|Lukežič; T, Fayad AA, Bader C, Harmrolfs K, Bartuli J, Groß S, Lešnik U, Hennessen F, Herrmann J, Pikl Š, Petković H, Müller R
|Engineering Atypical Tetracycline Formation in Amycolatopsis sulphurea for the Production of Modified Chelocardin Antibiotics
|ACS Chem Biol
|To combat the increasing spread of antimicrobial resistance and the shortage of novel anti-infectives, one strategy for the development of new antibiotics is to optimize known chemical scaffolds. Here, we focus on the biosynthetic engineering of Amycolatopsis sulphurea for derivatization of the atypical tetracycline chelocardin and its potent broad-spectrum derivative 2-carboxamido-2-deacetyl-chelocardin.
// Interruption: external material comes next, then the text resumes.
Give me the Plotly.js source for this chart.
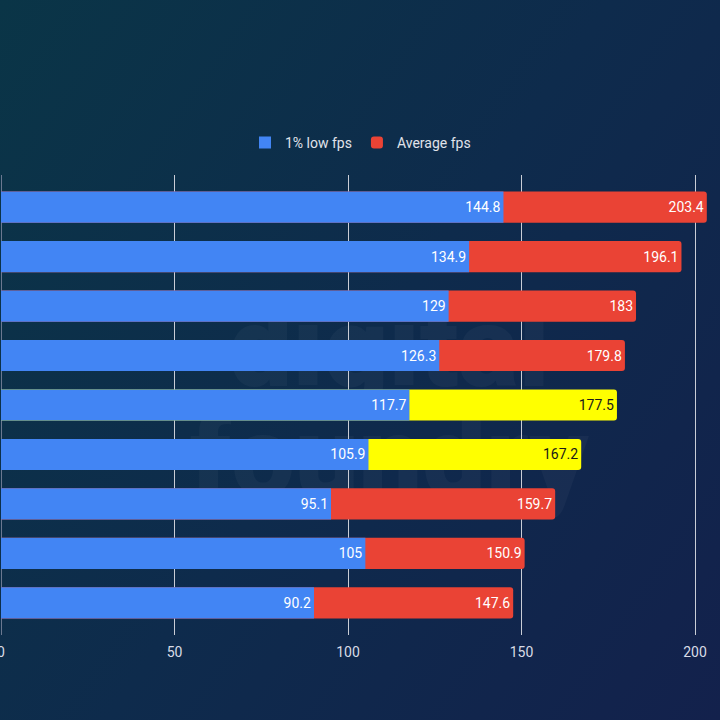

Heterologous biosynthetic genes were introduced into this chelocardin producer to modify functional groups and generate new derivatives. We demonstrate cooperation of chelocardin polyketide synthase with tailoring enzymes involved in biosynthesis of oxytetracycline from Streptomyces rimosus. An interesting feature of chelocardin, compared with oxytetracycline, is the opposite stereochemistry of the C4 amino group. Genes involved in C4 transamination and N,N-dimethylation of oxytetracycline were heterologously expressed in an A. sulphurea mutant lacking C4-aminotransferase. Chelocardin derivatives with opposite stereochemistry of the C4 amino group, as N,N-dimethyl- epi-chelocardin and N,N-dimethyl-2-carboxamido-2-deacetyl- epi-chelocardin, were produced only when the aminotransferase from oxytetracycline was coexpressed with the N-methyltransferase OxyT. Surprisingly, OxyT exclusively accepted intermediates carrying an S-configured amino group at C4 in chelocardin. Applying medicinal chemistry approaches, several 2-carboxamido-2-deacetyl- epi-chelocardin derivatives modified at C4 were produced. Analysis of the antimicrobial activities of the modified compounds demonstrated that the primary amine in the R configuration is a crucial structural feature for activity of chelocardin. Unexpectedly, C10 glycosylated chelocardin analogues were identified, thus revealing the glycosylation potential of A. sulphurea. However, efficient glycosylation of the chelocardin backbone occurred only after engineering of a dimethylated amino group at the C4 position in the opposite S configuration, which suggests some evolutionary remains of chelocardin glycosylation.